Another episode I particularly like because it seems to encapsulate so many things I am drawn to: the American Civil War ghosts of Ambrose Bierce, the Southern Gothic of Tennessee Williams & Poe, and the reflective gloom of O’Neill. A woman waits outside her crumbling mansion pining for her husband to return from the war. As she sits waiting for him, a long parade of wounded soldiers pass silently by her gates. What she doesn’t know is that these men are the war’s dead, all making their slow way to the next world. In an especially creepy scene, a soldier on horseback stops for a moment to talk; his face is half-lit in shadow, his voice filled with the weight of death.

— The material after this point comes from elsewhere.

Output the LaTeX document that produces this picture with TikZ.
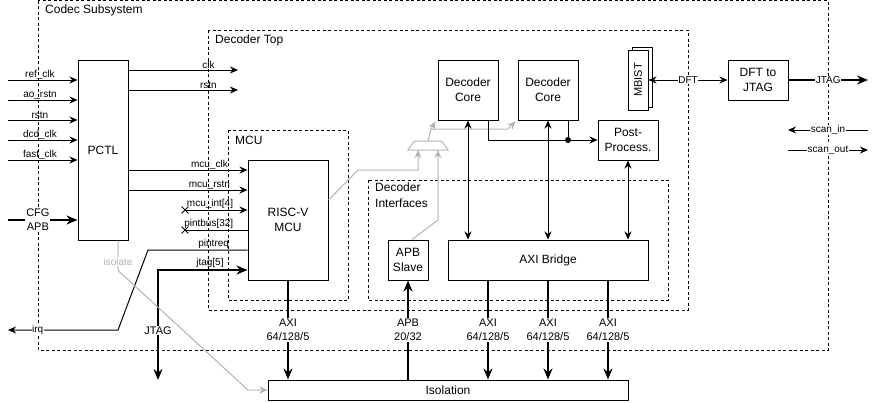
\documentclass[tikz,border=0pt]{standalone}
\usepackage{fontspec}
\setmainfont{Liberation Sans}
\usetikzlibrary{arrows.meta,shapes.misc}

\definecolor{ctlgray}{HTML}{B3B3B3}

\tikzset{
  blk/.style={draw,line width=1pt,fill=white,align=center,inner sep=0pt,font=\fontsize{12}{15}\selectfont},
  grp/.style={draw,line width=1pt,dash pattern=on 3pt off 2.5pt},
  grplbl/.style={anchor=west,inner sep=0pt,align=left,font=\fontsize{12}{16}\selectfont},
  wire/.style={line width=1pt},
  sig/.style={wire,->},
  bus/.style={line width=2pt,>={Stealth[length=11pt,width=9pt]}},
  lbl/.style={inner sep=0.5pt,font=\fontsize{10}{11}\selectfont},
  onlbl/.style={lbl,fill=white},
  buslbl/.style={inner sep=1pt,fill=white,align=center,font=\fontsize{11}{14}\selectfont},
  ctl/.style={line width=1pt,draw=ctlgray,->},
  xmark/.style={cross out,draw,line width=0.8pt,minimum size=6pt,inner sep=0pt},
  dot/.style={circle,fill,inner sep=0pt,minimum size=6pt},
}

\begin{document}
\begin{tikzpicture}[x=1pt,y=-1pt,>={Stealth[length=8pt,width=7pt]}]
        \useasboundingbox (0,0) rectangle (878,402);

        % Containers
        \draw[grp] (38,0.5) rectangle (828,350);
        \node[grplbl] at (45,10) {Codec Subsystem};
        \draw[grp] (208,30) rectangle (688,310);
        \node[grplbl] at (215,40) {Decoder Top};
        \draw[grp] (228,130) rectangle (348,300);
        \node[grplbl] at (235,140) {MCU};
        \draw[grp] (368,180) rectangle (668,300);
        \node[grplbl] at (375,195) {Decoder\\Interfaces};

        % Blocks
        \node[blk,minimum width=50pt,minimum height=180pt] (pctl) at (103,150) {PCTL};
        \node[blk,minimum width=80pt,minimum height=120pt] (risc) at (288,220) {RISC-V\\MCU};
        \node[blk,minimum width=60pt,minimum height=60pt] (core1) at (468,90) {Decoder\\Core};
        \node[blk,minimum width=60pt,minimum height=60pt] (core2) at (548,90) {Decoder\\Core};
        \node[blk,minimum width=60pt,minimum height=40pt] (post) at (628,140) {Post-\\Process.};
        \node[blk,minimum width=40pt,minimum height=40pt] (apb) at (408,260) {APB\\Slave};
        \node[blk,minimum width=200pt,minimum height=40pt] (bridge) at (548,260) {AXI Bridge};
        \node[blk,minimum width=360pt,minimum height=20pt] (iso) at (448,390) {Isolation};
        \node[blk,minimum width=60pt,minimum height=40pt] (dft) at (758,80) {DFT to\\JTAG};

        % MBIST stack
        \node[blk,minimum width=20pt,minimum height=60pt] (mbistbk) at (642,77) {};
        \node[blk,minimum width=20pt,minimum height=60pt,font=\fontsize{11}{13}\selectfont] (mbist) at (638,80) {\rotatebox{90}{MBIST}};

        % Clock / reset inputs of PCTL
        \foreach \y/\name in {80/ref\_clk,100/ao\_rstn,120/rstn,140/dcd\_clk,160/fast\_clk}
            \draw[sig] (8,\y) -- node[lbl,above,pos=0.46] {\name} (pctl.west |- 8,\y);
        \coordinate (cfgin) at (8,220);
        \draw[bus,->] (cfgin) -- node[buslbl,pos=0.43] {CFG\\APB} (pctl.west |- cfgin);

        % PCTL outputs
        \coordinate (clkend) at (238,70);
        \coordinate (rstend) at (238,90);
        \draw[sig] (pctl.east |- clkend) -- node[lbl,above,pos=0.73] {clk} (clkend);
        \draw[sig] (pctl.east |- rstend) -- node[lbl,above,pos=0.73] {rstn} (rstend);
        \foreach \y/\name in {170/mcu\_clk,190/mcu\_rstn}
            \draw[sig] (pctl.east |- 0,\y) -- node[lbl,above,pos=0.68] {\name} (risc.west |- 0,\y);

        % MCU side signals
        \node[xmark] (xint) at (185,210) {};
        \node[xmark] (xbus) at (185,230) {};
        \draw[sig] (xint.center) -- node[lbl,above,pos=0.4] {mcu\_int[4]} (risc.west |- xint);
        \draw[wire] (risc.west |- xbus) -- node[lbl,above,pos=0.62] {pintbus[32]} (xbus.center);
        \coordinate (irqend) at (8,330);
        \draw[sig] (risc.west |- 0,250) -- node[lbl,above,pos=0.34] {pintreq} (148,250)
            -- (118,330) -- node[onlbl,pos=0.73] {irq} (irqend);
        \coordinate (jtagend) at (158,380);
        \draw[bus,<->] (jtagend) -- node[buslbl,pos=0.45] {JTAG} (jtagend |- 0,270)
            -- node[lbl,above=1pt,pos=0.58] {jtag[5]} (risc.west |- 0,270);

        % isolate control
        \draw[ctl] ([xshift=15pt]pctl.south) -- node[onlbl,text=ctlgray,pos=0.7] {isolate} ++(0,30)
            -- (248,390) -- (iso.west);

        % Mux feeding the decoder cores
        \coordinate (muxin1) at (418,150);
        \coordinate (muxin2) at (438,150);
        \coordinate (muxout) at (428,141);
        \draw[ctlgray,line width=1pt] (408,150) -- (448,150) -- (441.5,141) -- (414.5,141) -- cycle;
        \draw[ctl] ([yshift=20pt]risc.east) -- (358,170) -- (418,170) -- (muxin1);
        \draw[ctl] ([xshift=4pt]apb.north) -- (438,220) -- (muxin2);
        \coordinate (muxsplit) at (431,129);
        \draw[ctl,-] (muxout) -- (muxsplit);
        \draw[ctl] (muxsplit) -- ([shift={(-2pt,-1pt)}]core1.south west);
        \draw[ctl] (muxsplit) -- (508,129) -- ([shift={(-2pt,-1pt)}]core2.south west);

        % Cores, post-processing and bridge
        \draw[sig,<->] (core1.south) -- (core1.south |- bridge.north);
        \draw[sig,<->] (core2.south) -- (core2.south |- bridge.north);
        \draw[sig,<->] (post.south) -- (post.south |- bridge.north);
        \draw[sig] ([xshift=20pt]core1.south) |- (post.west);
        \draw[wire] ([xshift=20pt]core2.south) -- ([xshift=20pt]core2.south |- post.west) node[dot] {};

        % Buses to the isolation block
        \draw[bus,->] (risc.south) -- node[buslbl] {AXI\\64/128/5} (risc.south |- iso.north);
        \draw[bus,->] (iso.north -| apb.south) -- node[buslbl] {APB\\20/32} (apb.south);
        \foreach \dx in {-60,0,60}
            \draw[bus,->] ([xshift=\dx pt]bridge.south) -- node[buslbl] {AXI\\64/128/5} ([xshift=\dx pt]bridge.south |- iso.north);

        % DFT / JTAG / scan
        \draw[sig,<->] (mbist.east) -- node[onlbl] {DFT} (dft.west);
        \coordinate (jtagout) at (868,80);
        \draw[bus,->] (dft.east) -- node[onlbl] {JTAG} (jtagout);
        \coordinate (scanin) at (868,130);
        \coordinate (scaninend) at (788,130);
        \draw[sig] (scanin) -- node[onlbl] {scan\_in} (scaninend);
        \coordinate (scanout) at (788,150);
        \coordinate (scanoutend) at (868,150);
        \draw[sig] (scanout) -- node[onlbl] {scan\_out} (scanoutend);
    \end{tikzpicture}
\end{document}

I think this is an extraordinary, controversial, and very dark episode – perhaps too dark for the series. It tells the tale of a five year old child, Billy (played by Billy Mumy, the boy-monster in that other amazing Twilight Zone tale, ‘It’s A Good Life’) whose emotional bond with his grandmother is so close that he continues to speak with her even after she has died via a toy telephone she gave him as a birthday present (‘Is it cold where you are, Grandma?’). The parents grow increasingly concerned over his secretive conversations, but more so when he tries to kill himself, first by running in front of a car, and then by throwing himself into the fishpond. It transpires that his grandmother is so lonely in death, she is driven to persuade Billy to die so he can join her. While the child lies close to death from drowning, his desperate father runs upstairs and talks to his mother over the phone, and pleads with her not to allow his son to die; to release him and let him live, to grow into an adult. The actor’s performance in this scene is truly moving, even though he is talking to a dead person through a tiny plastic phone. This episode is powerful throughout, since the subject of an old dead woman tempting a small child into death is so edgy. And the father’s realization that he has been rejected by his mother, even on her death bed in favor of the child, is painful to watch. Look out, too, for the moment when Billy’s mom, thinking her child is playing games, snatches the phone off him and hears the breathing of the dead grandmother, proving that Billy is not imagining his conversations after all. Really spooky, and tastefully morbid.